Pentium M: The CPU Optimized For Working On The Move
- 1. Centrino Or Simply Pentium M: The Customer Has The Choice
- 2. High Quality And Very Photogenic: The Thinkpad T40 From The Outside
- 3. Inside: Complex Cooling System And High-Grade RAM
- 4. Invisible Equipment Features: The "Thinkvantage"
- 5. Test Configuration: The Who's Who Of Mobile Equipment
- 6. Pentium M: The CPU Optimized For Working On The Move
- 7. The Old And The New Enhanced Speedstep Technology
- 8. Work More Efficiently While Using Less Energy: µOp-Fusion & Co
- 9. Synthetic Benchmarks
6. Pentium M: The CPU Optimized For Working On The Move
Hitherto, Intel has used the following recipe in development of its mobile processors: take the desktop CPU architecture (Pentium III or Pentium 4), select the dies according to power consumption (low power consumption = mobile processor "embryo"), and garnish the whole with energy-saving techniques such as Enhanced Speedstep, Deeper Sleep and IMVP. And there you have a mobile CPU that, in principle, is nothing more than a desktop processor optimized for the task at hand.
In developing the Pentium M, on the other hand, Intel's Israeli development team under Mooly Eden has staked everything on designing the production process and the CPU architecture to be as thrifty power-wise as possible - without sacrificing too much performance. This makes the Pentium M (Banias) the first "genuinely" mobile CPU from Intel, not a direct rehash of a desktop CPU like all its predecessors.
| Model | Pentium4-M | Pentium-M |
|---|---|---|
| Processor Frequency | 2.20 GHz/1.20 GHz | 1.60 GHz/600MHz |
| Package Type | Micro-FCPGA | Micro-FCPGA |
| Transistors | 55 Mio. | 77 Mio. |
| Bus Speed | 400 MHz | 400 MHz |
| L2 Cache Size | 512K | 1024K |
| L2 Cache Speed | 2.20 GHz | 1.60 GHz |
| Bus/Core Ratio | 22.0 | 16.0 |
| Core Voltage | 1.3V/1.2V | 1.484V/0.956V |
| Thermal Design Power | 30.0W/20.8W | 24.5W/6W |
| Max Junction Temp | 100°C | 100°C |
| Die Size | 0.13 micron | 0.13 micron |
The only features the Pentium M and the Pentium 4-M really share are the manufacture using 0.13µm technology and the fact that the processor system bus works with 100 MHz quad-pumped and thus has bandwidth of 3.2 GB/s at its disposal.

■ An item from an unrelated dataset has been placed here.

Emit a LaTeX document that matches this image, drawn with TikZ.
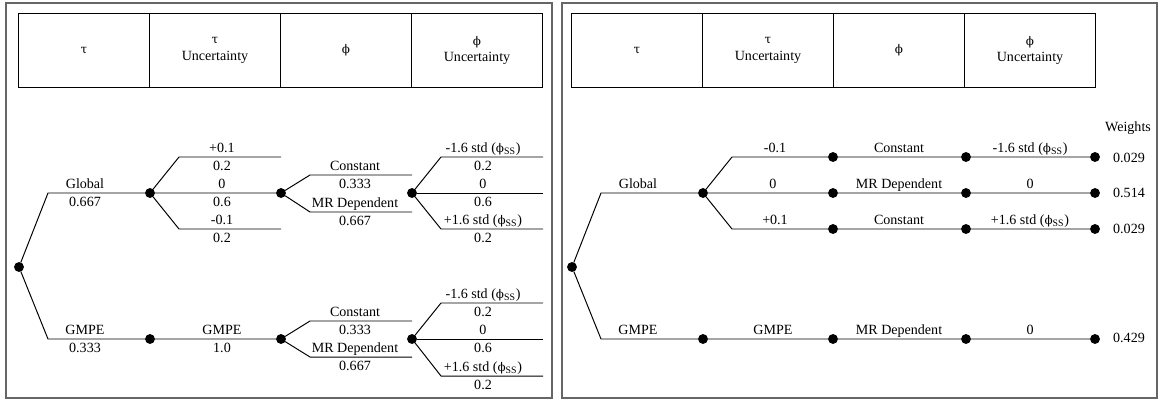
\documentclass[tikz,border=0pt]{standalone}
\usepackage{fontspec}
\setmainfont{Liberation Serif}
\newfontfamily\grk{DejaVu Serif}[Scale=0.85]
\usepackage{tikz}

\newcommand{\gtau}{{\grk τ}}
\newcommand{\gphi}{{\grk ϕ}}
\newcommand{\phiss}{(\gphi\textsubscript{SS})}

\begin{document}
\begin{tikzpicture}[
				x=0.025cm, y=-0.025cm,
				line width=0.7pt,
				dot/.style = {draw, circle, fill, inner sep=0pt, minimum size=2.2mm},
				lbl/.style = {anchor=base, inner sep=0pt},
				cell/.style = {draw, rectangle, align=center, outer sep=0pt,
					minimum width=3.275cm, minimum height=1.83cm},
				panel/.style = {draw=black!60, line width=1pt}
				]
				\useasboundingbox (0,0) rectangle (1161,402);
				
				% ---------- full logic tree ----------
				\draw[panel] (6,3) rectangle (552,398);
				\node[cell] (h1) at (84,50.5) {\gtau};
				\node[cell] (h2) at (215,50.5) {\gtau\\Uncertainty};
				\node[cell] (h3) at (346,50.5) {\gphi};
				\node[cell] (h4) at (477,50.5) {\gphi\\Uncertainty};
				
				\node[dot] (r1) at (19,267) {};
				\node[dot] (a1) at (150,193) {};
				\node[dot] (a2) at (150,339) {};
				\node[dot] (b1) at (281,193) {};
				\node[dot] (b2) at (281,339) {};
				\node[dot] (c1) at (412,193) {};
				\node[dot] (c2) at (412,339) {};
				
				\coordinate (k1) at (48,193);   \coordinate (k2) at (48,339);
				\coordinate (k3) at (179,157);  \coordinate (e3) at (281,157);
				\coordinate (k4) at (179,229);  \coordinate (e4) at (281,229);
				\coordinate (k5) at (310,175);  \coordinate (e5) at (412,175);
				\coordinate (k6) at (310,212);  \coordinate (e6) at (412,212);
				\coordinate (k7) at (310,321);  \coordinate (e7) at (412,321);
				\coordinate (k8) at (310,357);  \coordinate (e8) at (412,357);
				\coordinate (k9) at (441,157);  \coordinate (e9) at (543,157);
				\coordinate (e10) at (543,193);
				\coordinate (k11) at (441,229); \coordinate (e11) at (543,229);
				\coordinate (k12) at (441,303); \coordinate (e12) at (543,303);
				\coordinate (e13) at (543,339);
				\coordinate (k14) at (441,376); \coordinate (e14) at (543,376);
				
				\draw (r1) -- (k1) -- (a1) -- (b1);
				\draw (r1) -- (k2) -- (a2) -- (b2);
				\draw (a1) -- (k3) -- (e3);
				\draw (a1) -- (k4) -- (e4);
				\draw (b1) -- (k5) -- (e5);
				\draw (b1) -- (k6) -- (e6);
				\draw (b2) -- (k7) -- (e7);
				\draw (b2) -- (k8) -- (e8);
				\draw (c1) -- (k9) -- (e9);
				\draw (c1) -- (e10);
				\draw (c1) -- (k11) -- (e11);
				\draw (c2) -- (k12) -- (e12);
				\draw (c2) -- (e13);
				\draw (c2) -- (k14) -- (e14);
				
				\node[lbl] (t1) at (85,188) {Global};
				\node[lbl] (t1w) at (85,206.5) {0.667};
				\node[lbl] (t2) at (85,334) {GMPE};
				\node[lbl] (t2w) at (85,352.5) {0.333};
				
				\node[lbl] (u1) at (222,152) {+0.1};
				\node[lbl] (u1w) at (222,170.5) {0.2};
				\node[lbl] (u2) at (222,188) {0};
				\node[lbl] (u2w) at (222,206.5) {0.6};
				\node[lbl] (u3) at (222,224) {-0.1};
				\node[lbl] (u3w) at (222,242.5) {0.2};
				\node[lbl] (u4) at (222,334) {GMPE};
				\node[lbl] (u4w) at (222,352.5) {1.0};
				
				\node[lbl] (p1) at (355,170) {Constant};
				\node[lbl] (p1w) at (355,188.5) {0.333};
				\node[lbl] (p2) at (355,207) {MR Dependent};
				\node[lbl] (p2w) at (355,225.5) {0.667};
				\node[lbl] (p3) at (355,316) {Constant};
				\node[lbl] (p3w) at (355,334.5) {0.333};
				\node[lbl] (p4) at (355,352) {MR Dependent};
				\node[lbl] (p4w) at (355,370.5) {0.667};
				
				\node[lbl] (s1) at (483,152) {-1.6 std \phiss};
				\node[lbl] (s1w) at (483,170.5) {0.2};
				\node[lbl] (s2) at (483,188) {0};
				\node[lbl] (s2w) at (483,206.5) {0.6};
				\node[lbl] (s3) at (483,224) {+1.6 std \phiss};
				\node[lbl] (s3w) at (483,242.5) {0.2};
				\node[lbl] (s4) at (483,298) {-1.6 std \phiss};
				\node[lbl] (s4w) at (483,316.5) {0.2};
				\node[lbl] (s5) at (483,334) {0};
				\node[lbl] (s5w) at (483,352.5) {0.6};
				\node[lbl] (s6) at (483,371) {+1.6 std \phiss};
				\node[lbl] (s6w) at (483,389.5) {0.2};
				
				% ---------- collapsed branches with weights ----------
				\draw[panel] (562,3) rectangle (1157,398);
				\node[cell] (H1) at (637,50.5) {\gtau};
				\node[cell] (H2) at (768,50.5) {\gtau\\Uncertainty};
				\node[cell] (H3) at (899,50.5) {\gphi};
				\node[cell] (H4) at (1030,50.5) {\gphi\\Uncertainty};
				
				\node[dot] (r2) at (572,267) {};
				\node[dot] (d1) at (703,193) {};
				\node[dot] (d2) at (703,339) {};
				\node[dot] (m1) at (833,157) {};
				\node[dot] (m2) at (833,193) {};
				\node[dot] (m3) at (833,229) {};
				\node[dot] (m4) at (833,339) {};
				\node[dot] (n1) at (966,157) {};
				\node[dot] (n2) at (966,193) {};
				\node[dot] (n3) at (966,229) {};
				\node[dot] (n4) at (966,339) {};
				\node[dot] (w1) at (1095,157) {};
				\node[dot] (w2) at (1095,193) {};
				\node[dot] (w3) at (1095,229) {};
				\node[dot] (w4) at (1095,339) {};
				
				\coordinate (K1) at (601,193);  \coordinate (K2) at (601,339);
				\coordinate (K3) at (732,157);  \coordinate (K4) at (732,229);
				
				\draw (r2) -- (K1) -- (d1) -- (m2) -- (n2) -- (w2);
				\draw (r2) -- (K2) -- (d2) -- (m4) -- (n4) -- (w4);
				\draw (d1) -- (K3) -- (m1) -- (n1) -- (w1);
				\draw (d1) -- (K4) -- (m3) -- (n3) -- (w3);
				
				\node[lbl] (T1) at (638,188) {Global};
				\node[lbl] (T2) at (638,334) {GMPE};
				\node[lbl] (U1) at (775,152) {-0.1};
				\node[lbl] (U2) at (773,188) {0};
				\node[lbl] (U3) at (775,224) {+0.1};
				\node[lbl] (U4) at (773,334) {GMPE};
				\node[lbl] (P1) at (899,152) {Constant};
				\node[lbl] (P2) at (899,188) {MR Dependent};
				\node[lbl] (P3) at (899,224) {Constant};
				\node[lbl] (P4) at (899,334) {MR Dependent};
				\node[lbl] (S1) at (1030,152) {-1.6 std \phiss};
				\node[lbl] (S2) at (1030,188) {0};
				\node[lbl] (S3) at (1030,224) {+1.6 std \phiss};
				\node[lbl] (S4) at (1030,334) {0};
				
				\node[lbl] (W0) at (1128,131.5) {Weights};
				\node[lbl] (W1) at (1129,162) {0.029};
				\node[lbl] (W2) at (1129,197) {0.514};
				\node[lbl] (W3) at (1129,233) {0.029};
				\node[lbl] (W4) at (1129,342) {0.429};
			\end{tikzpicture}
\end{document}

A look at the cache architectures of both CPUs makes the differences clearer.
| Feature | Pentium4-M | Pentium-M |
|---|---|---|
| L1 code | 12k-µops | 32 kB |
| L1 data | 8 kB WT | 32 kB WB |
| L2 unified | 512K | 1024 kB |
| L2 assoc. | 8way | 8way |
| L2 line size | 64Bytes | 64Bytes |
The Pentium M has a 32 kB L1 cache each for data and commands, and not a trace cache like the Pentium 4-M. The L1 data cache in the Banias is not only four times as large, but, thanks to the write-back write strategy it uses, it also functions more effectively than that in the Pentium 4-M (write-through write strategy). Because of its markedly higher speed, the L1 data cache used in the P4-M offers extremely short access times.
At 1 MB, the L2 cache in the Banias is twice as large as the one in the Pentium 4-M. Theoretically, it should consume double the amount of power. To prevent this, the developers came up with "intelligent" wiring.
The eight-way set-associative L2 cache is split into four sectors per way and is thus divided into 32 segments altogether. When accessed, the cache logic ensures that only one addressed segment (32 kB) is active at any one time. The rest of the cache is inactive during this time and only consumes standby power. Although "waking up" the individual segments raises access time by a clock cycle, this is obviously compensated for with the L2 cache's size. This means that an L2 cache along these lines uses substantially less power.
In addition, a polished design and an improved production process have enabled considerable reductions of leakage currents in the memory, data paths, the TAG RAM and the control logic. This measure alone saves more than a watt in dissipation.
Besides the cache segments, numerous others of the processor's logical units can be switched off if they are momentarily not needed for program execution. Intel calls this energy-saving technology "fine-grain hardware gating." The I/O voltage of the processor system bus (PSB) is just 1.05 volts and thus clearly below the 1.3 volts of the Pentium 4-M. Even the Banias' input amplifier can be switched off with the chipset's support if necessary - when the processor is not receiving data. So that nothing goes missing, data are temporarily stored in dynamic buffers. If the processor starts receiving data again, the i855 chipset uses the DPWR# control circuit to reactivate the processor's input driver.